◆ **Material provided**:
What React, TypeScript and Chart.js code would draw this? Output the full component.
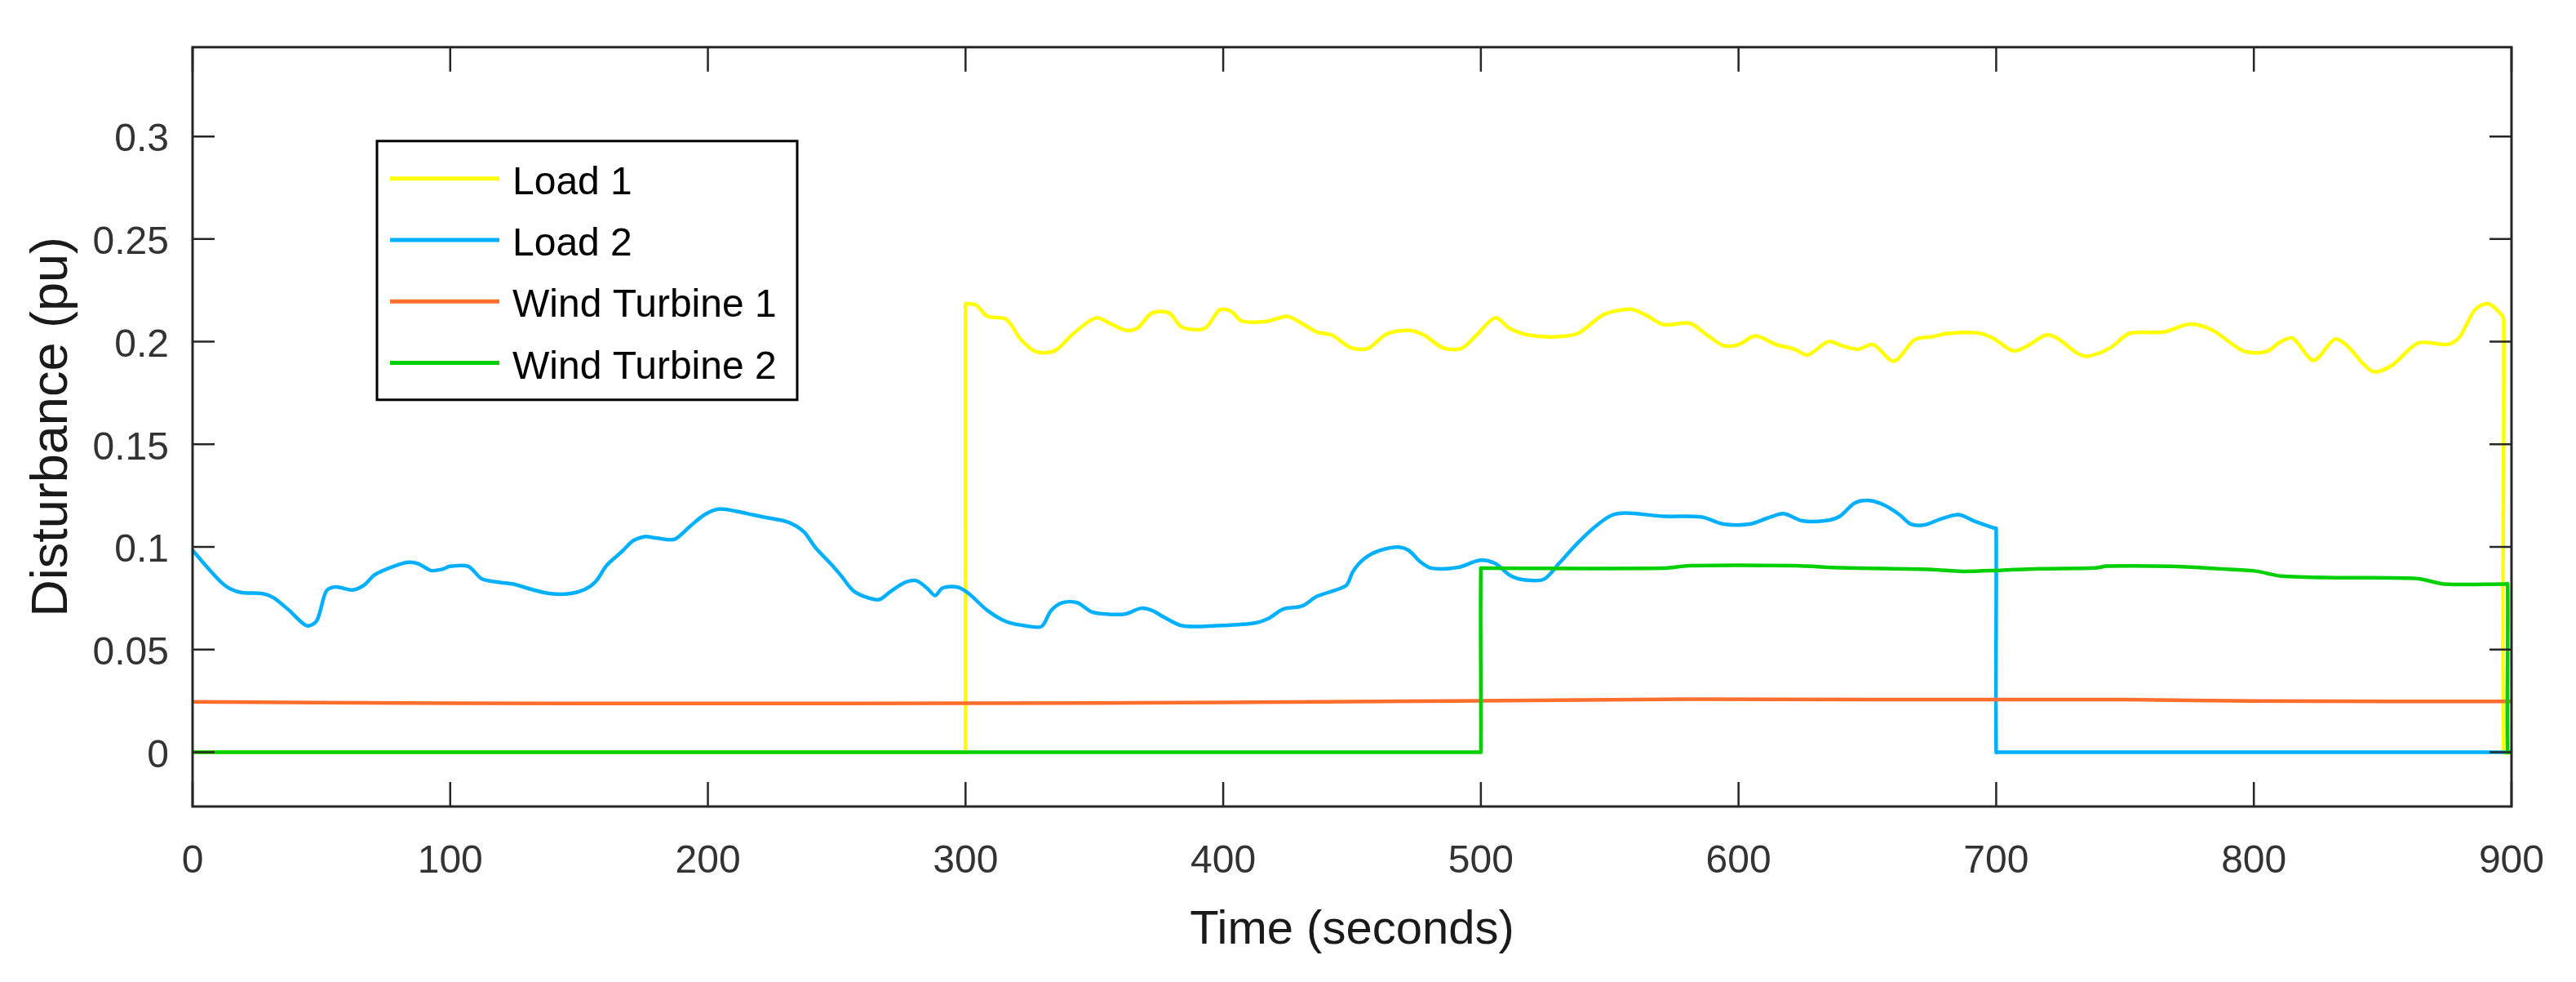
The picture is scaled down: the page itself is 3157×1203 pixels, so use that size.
import React, { useEffect, useRef } from "react";
import { Chart, registerables } from "chart.js";

Chart.register(...registerables);

// ---------- data ----------
const seriesNames = ["Load 1", "Load 2", "Wind Turbine 1", "Wind Turbine 2"];
const seriesColors = ["#FFFF00", "#00B0FF", "#FF6E2C", "#00D000"];

const xTicks = [0, 100, 200, 300, 400, 500, 600, 700, 800, 900];
const yTicks = [0, 0.05, 0.1, 0.15, 0.2, 0.25, 0.3];
const yTickLabels = ["0", "0.05", "0.1", "0.15", "0.2", "0.25", "0.3"];

const load1Time = [
  0, 299.5, 300, 300, 300.4, 304.1, 308.5, 315.8, 321.6, 327.4, 334.7, 341.9, 350.6, 356.5, 362.3,
  366.6, 372.4, 379, 384, 392.8, 398.6, 403, 407.3, 417.5, 424.7, 429.1, 436.4, 442.2, 449.5,
  456.2, 463.4, 472.2, 478, 485.3, 492.5, 498.3, 505.6, 511.4, 518.7, 528.8, 537.6, 547.7,
  557.9, 563.7, 571, 581.1, 587, 594.2, 600, 606.6, 614.6, 621.8, 626.9, 634.9, 640.7, 646.5,
  652.3, 660.3, 668.3, 675.3, 681, 692.8, 698.7, 706.8, 711.9, 719.3, 723.7, 731.1, 735.5,
  744.3, 751.7, 765, 775.3, 784.1, 795.9, 804.7, 810.6, 815.1, 823.2, 831.3, 835.7, 846,
  853.4, 863.7, 875.5, 879.9, 885.8, 890.9, 896.1, 897, 897, 900,
];
const load1Values = [
  0, 0, 0, 0.2185, 0.2185, 0.2178, 0.2124, 0.2109, 0.2009, 0.1951, 0.1956, 0.204, 0.2116, 0.2086,
  0.2055, 0.2065, 0.214, 0.214, 0.2071, 0.2065, 0.2155, 0.2148, 0.21, 0.21, 0.2124, 0.21,
  0.2047, 0.2032, 0.1971, 0.1967, 0.2037, 0.2055, 0.2032, 0.197, 0.1967, 0.2032, 0.2116,
  0.2063, 0.2032, 0.2024, 0.204, 0.2132, 0.2158, 0.2132, 0.2083, 0.209, 0.204, 0.1981,
  0.1986, 0.2028, 0.1986, 0.1963, 0.1935, 0.2001, 0.1978, 0.1963, 0.1986, 0.1905, 0.2009,
  0.2024, 0.204, 0.2043, 0.2017, 0.1955, 0.1978, 0.2032, 0.2017, 0.1947, 0.1929, 0.197,
  0.204, 0.2047, 0.2086, 0.2055, 0.1955, 0.1951, 0.2001, 0.2017, 0.1909, 0.2012, 0.1986,
  0.1856, 0.1883, 0.1993, 0.1987, 0.2024, 0.2155, 0.2185, 0.2132, 0.21, 0, 0,
];

const load2Time = [
  0, 5.4, 12.6, 18.4, 27.2, 31.5, 37.3, 44.3, 48.2, 51.9, 55.5, 62, 66.4, 70.8, 78, 83.8, 87.6,
  92.5, 96.9, 99.8, 107, 112.2, 118.7, 124.5, 131.8, 139, 146.3, 152.1, 156.5, 160.8, 166.6,
  171, 175.4, 179.7, 187, 192.8, 198.6, 204.4, 211.7, 217.5, 224, 231.5, 237.3, 241.7, 247.5,
  251.8, 256.2, 260.6, 266.4, 270.7, 276.5, 280.9, 285.3, 288.2, 291.1, 296.9, 301.2, 308.5,
  315.8, 324.5, 329.6, 333.2, 337.6, 343.4, 349.2, 356.5, 362.3, 368.1, 372.4, 376.8, 384,
  397.2, 411.7, 417.5, 423.3, 430.6, 436.4, 445.1, 448, 450.4, 454.7, 460.5, 467.8, 472.2,
  476.5, 480.9, 491, 499.8, 505.6, 511.4, 517.2, 524.5, 530.3, 537.6, 544.8, 550.6, 556.4,
  571, 585.5, 594.2, 604.4, 611.6, 617.5, 624.7, 633.4, 639.3, 645.1, 650.9, 656.7, 662.5,
  666.9, 672.2, 678, 685.4, 691.3, 699.4, 700, 700, 701, 900,
];
const load2Values = [
  0.0984, 0.0905, 0.0812, 0.0779, 0.0772, 0.0752, 0.0693, 0.0616, 0.064, 0.0785, 0.0805,
  0.079, 0.0812, 0.0865, 0.0905, 0.0925, 0.0918, 0.0885, 0.0891, 0.0905, 0.0905, 0.0845,
  0.0828, 0.0819, 0.0792, 0.0772, 0.0772, 0.0792, 0.0832, 0.0911, 0.0977, 0.103, 0.105,
  0.1044, 0.1037, 0.1097, 0.1156, 0.1185, 0.1172, 0.1156, 0.114, 0.1119, 0.1073, 0.0997,
  0.092, 0.0858, 0.0789, 0.0759, 0.0743, 0.0781, 0.0827, 0.0835, 0.0796, 0.0763, 0.08,
  0.0804, 0.0773, 0.069, 0.0636, 0.0613, 0.0613, 0.069, 0.0728, 0.0728, 0.0682, 0.0671,
  0.0674, 0.0701, 0.069, 0.0659, 0.0616, 0.0616, 0.0628, 0.0651, 0.0697, 0.0712, 0.0759,
  0.0796, 0.0815, 0.0881, 0.0942, 0.0981, 0.0999, 0.0981, 0.0927, 0.0896, 0.09, 0.0935,
  0.0919, 0.0861, 0.0839, 0.0843, 0.0919, 0.1019, 0.1103, 0.1153, 0.1165, 0.1149, 0.1146,
  0.1111, 0.1111, 0.1142, 0.1162, 0.1127, 0.1127, 0.1149, 0.1214, 0.1226, 0.1203, 0.1157,
  0.1111, 0.1107, 0.1134, 0.1157, 0.1127, 0.1091, 0.109, 0, 0, 0,
];

const wind1Time = [0, 100, 200, 300, 400, 500, 580, 650, 750, 800, 900];
const wind1Values = [0.0245, 0.0238, 0.0237, 0.0238, 0.0242, 0.025, 0.0258, 0.0256, 0.0256, 0.0249, 0.0247];

const wind2Time = [
  0, 499.5, 500, 500, 501, 571, 581, 622, 640, 675, 687, 701.6, 716.4, 738.4, 742.9, 767.9,
  787, 800.3, 810.6, 834.2, 863.7, 874, 897.5, 898.5, 898.5, 900,
];
const wind2Values = [
  0, 0, 0, 0.0896, 0.0896, 0.0896, 0.0908, 0.0908, 0.0898, 0.089, 0.0881, 0.0886, 0.0893,
  0.0897, 0.0906, 0.0905, 0.0893, 0.0883, 0.0858, 0.085, 0.0845, 0.0819, 0.0819, 0.0819, 0, 0,
];

const xTitle = "Time (seconds)";
const yTitle = "Disturbance (pu)";

// ---------- style ----------
const FONT = '"Liberation Sans", Arial, Helvetica, sans-serif';
const AXIS_COLOR = "#262626";
const TICK_TEXT = "#333333";

const toPoints = (t: number[], v: number[]) => t.map((x, i) => ({ x, y: v[i] }));

const framePlugin = {
  id: "matlabFrame",
  afterDatasetsDraw(chart: any) {
    const { ctx, chartArea: a, scales } = chart;
    const xs = scales.x;
    const ys = scales.y;
    ctx.save();
    ctx.strokeStyle = AXIS_COLOR;
    ctx.lineWidth = 2.5;
    ctx.beginPath();
    for (const v of xTicks) {
      const p = xs.getPixelForValue(v);
      ctx.moveTo(p, a.bottom);
      ctx.lineTo(p, a.bottom - 30);
      ctx.moveTo(p, a.top);
      ctx.lineTo(p, a.top + 30);
    }
    for (const v of yTicks) {
      const p = ys.getPixelForValue(v);
      ctx.moveTo(a.left, p);
      ctx.lineTo(a.left + 27, p);
      ctx.moveTo(a.right, p);
      ctx.lineTo(a.right - 27, p);
    }
    ctx.stroke();
    ctx.lineWidth = 3;
    ctx.strokeRect(a.left, a.top, a.right - a.left, a.bottom - a.top);
    ctx.restore();
  },
};

const legendPlugin = {
  id: "boxLegend",
  afterDraw(chart: any) {
    const { ctx, chartArea: a } = chart;
    const left = a.left + 226;
    const top = a.top + 115;
    const w = 515;
    const h = 317;
    ctx.save();
    ctx.fillStyle = "#ffffff";
    ctx.fillRect(left, top, w, h);
    ctx.strokeStyle = "#000000";
    ctx.lineWidth = 3;
    ctx.strokeRect(left, top, w, h);
    chart.data.datasets.forEach((ds: any, i: number) => {
      const y = top + 46 + i * 75.2;
      ctx.strokeStyle = ds.borderColor;
      ctx.lineWidth = 5;
      ctx.beginPath();
      ctx.moveTo(left + 16, y);
      ctx.lineTo(left + 150, y);
      ctx.stroke();
      ctx.fillStyle = "#000000";
      ctx.font = `48px ${FONT}`;
      ctx.textAlign = "left";
      ctx.textBaseline = "middle";
      ctx.fillText(ds.label, left + 166, y + 6);
    });
    ctx.restore();
  },
};

export default function App() {
  const canvasRef = useRef<HTMLCanvasElement | null>(null);

  useEffect(() => {
    const canvas = canvasRef.current;
    if (!canvas) return;
    const seriesData = [
      toPoints(load1Time, load1Values),
      toPoints(load2Time, load2Values),
      toPoints(wind1Time, wind1Values),
      toPoints(wind2Time, wind2Values),
    ];
    const chart = new Chart(canvas, {
      type: "line",
      data: {
        datasets: seriesNames.map((name, i) => ({
          label: name,
          data: seriesData[i],
          borderColor: seriesColors[i],
          backgroundColor: seriesColors[i],
          borderWidth: 4.5,
          pointRadius: 0,
          tension: 0.3,
          fill: false,
          borderJoinStyle: "round" as const,
          borderCapStyle: "butt" as const,
          order: seriesNames.length - i,
        })),
      },
      options: {
        animation: false,
        responsive: false,
        events: [],
        layout: { padding: { left: 0, top: 46, right: 78, bottom: 0 } },
        plugins: {
          legend: { display: false },
          tooltip: { enabled: false },
        },
        scales: {
          x: {
            type: "linear",
            min: 0,
            max: 900,
            grid: { display: false, drawTicks: false },
            border: { display: false },
            afterBuildTicks: (s: any) => {
              s.ticks = xTicks.map((v) => ({ value: v }));
            },
            afterFit: (s: any) => {
              s.height = 215;
            },
            ticks: {
              color: TICK_TEXT,
              font: { family: FONT, size: 48 },
              padding: 39,
              maxRotation: 0,
              autoSkip: false,
              callback: (v: any) => String(v),
            },
            title: {
              display: true,
              text: xTitle,
              color: "#1a1a1a",
              font: { family: FONT, size: 58 },
              padding: { top: 0, bottom: 28 },
            },
          },
          y: {
            type: "linear",
            min: -0.0265,
            max: 0.3435,
            grid: { display: false, drawTicks: false },
            border: { display: false },
            afterBuildTicks: (s: any) => {
              s.ticks = yTicks.map((v) => ({ value: v }));
            },
            afterFit: (s: any) => {
              s.width = 236;
            },
            ticks: {
              color: TICK_TEXT,
              font: { family: FONT, size: 48 },
              padding: 29,
              labelOffset: 5,
              autoSkip: false,
              callback: (_v: any, i: number) => yTickLabels[i],
            },
            title: {
              display: true,
              text: yTitle,
              color: "#1a1a1a",
              font: { family: FONT, size: 63 },
              padding: { top: 27, bottom: 0 },
            },
          },
        },
      },
      plugins: [framePlugin, legendPlugin],
    });
    return () => chart.destroy();
  }, []);

  return (
    <div
      style={{
        position: "fixed",
        left: 0,
        top: 0,
        width: 3157,
        height: 1203,
        background: "#ffffff",
      }}
    >
      <canvas
        ref={canvasRef}
        width={3157}
        height={1203}
        style={{ width: 3157, height: 1203, display: "block" }}
      />
    </div>
  );
}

◆ **The request**: The lines to be given again exactly are those from the one containing "The picture is" up to and including the one containing "Chart.register(...registerables);".

◆ **Full response**:
The picture is scaled down: the page itself is 3157×1203 pixels, so use that size.
import React, { useEffect, useRef } from "react";
import { Chart, registerables } from "chart.js";

Chart.register(...registerables);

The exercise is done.